The Reserve Bank of New Zealand has been on a cutting cycle — responding to softer domestic economic conditions. The RBNZ cutting while the Fed holds means the USD-NZD interest rate differential widens in favour of the dollar, which is a fundamental headwind for NZD/USD. Carry traders who borrow in lower-yielding currencies and invest in NZD find the opportunity less compelling when the differential narrows, and they actively unwind their positions when it moves against them.
The NZD is also smaller and less liquid than AUD — which means it is more volatile and moves more sharply on risk-sentiment changes. The same forces that create headwinds for AUD create amplified headwinds for NZD. This is a consistent pattern across cycles: in risk-off environments, NZD underperforms AUD; in risk-on environments with China strength, NZD can outperform. The current environment does not favour NZD on either dimension.
Wednesday vs Thursday
| Metric | Wednesday | Thursday | NZD Impact |
|---|---|---|---|
| Risk sentiment | Risk-off (FOMC) | Partial risk-on | Slightly supportive |
| Dollar | Strengthening | 100.40+ (strong) | Headwind |
| China (Hang Seng) | — | -2.26% | Demand concern |
| F&G | ~32 est. | 37.1 | Still fear — cautious |
Key Levels
| Level | NZD/USD | Significance |
|---|---|---|
| Resistance 1 | 0.6050 | Near-term ceiling — prior range top |
| Resistance 2 | 0.6150 | Structural resistance — needs significant risk-on to reach |
| Support 1 | 0.5880 | Near-term floor — watch for break |
| Support 2 | 0.5750 | Structural support — multi-year floor zone |
Bias & What to Watch
Bias: Bearish NZD — Risk-Sensitive in Fear Environment
F&G at 37.1 (fear), dollar strong, China weak. All three NZD risk factors pointing in the same direction. The partial risk-on recovery from the US equity bounce provides limited support given the scale of the structural headwinds.
The recovery catalyst for NZD/USD is a combination of F&G moving above 50 (risk appetite genuinely returning), dollar reversing (Fed pivot signal), and China stabilising (commodity demand supported). All three together would create a powerful NZD recovery. Right now, none of the three is confirmed — making this a pair to monitor rather than position aggressively in either direction.
Friday’s OpEx in the US could temporarily lift risk appetite and provide a brief NZD/USD bounce. But treat any bounce as a retest of resistance rather than a directional shift until the macro signals above change.

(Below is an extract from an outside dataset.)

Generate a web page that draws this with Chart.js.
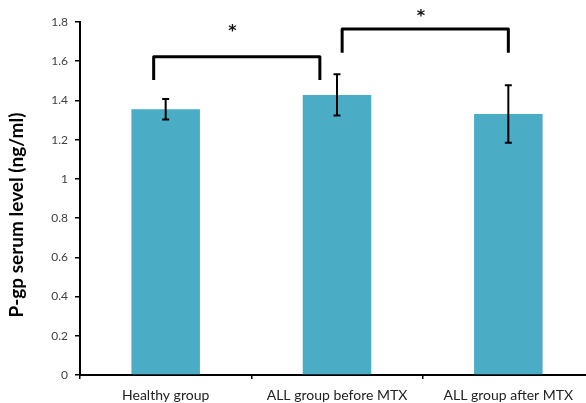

This framework read is produced by the Titan Macro Desk for informational and educational purposes only. It does not constitute financial advice, a personal recommendation, or an inducement to trade. Markets can move against any bias. Past performance and analytical frameworks are not guarantees of future results. Always apply your own risk management. Capital is at risk.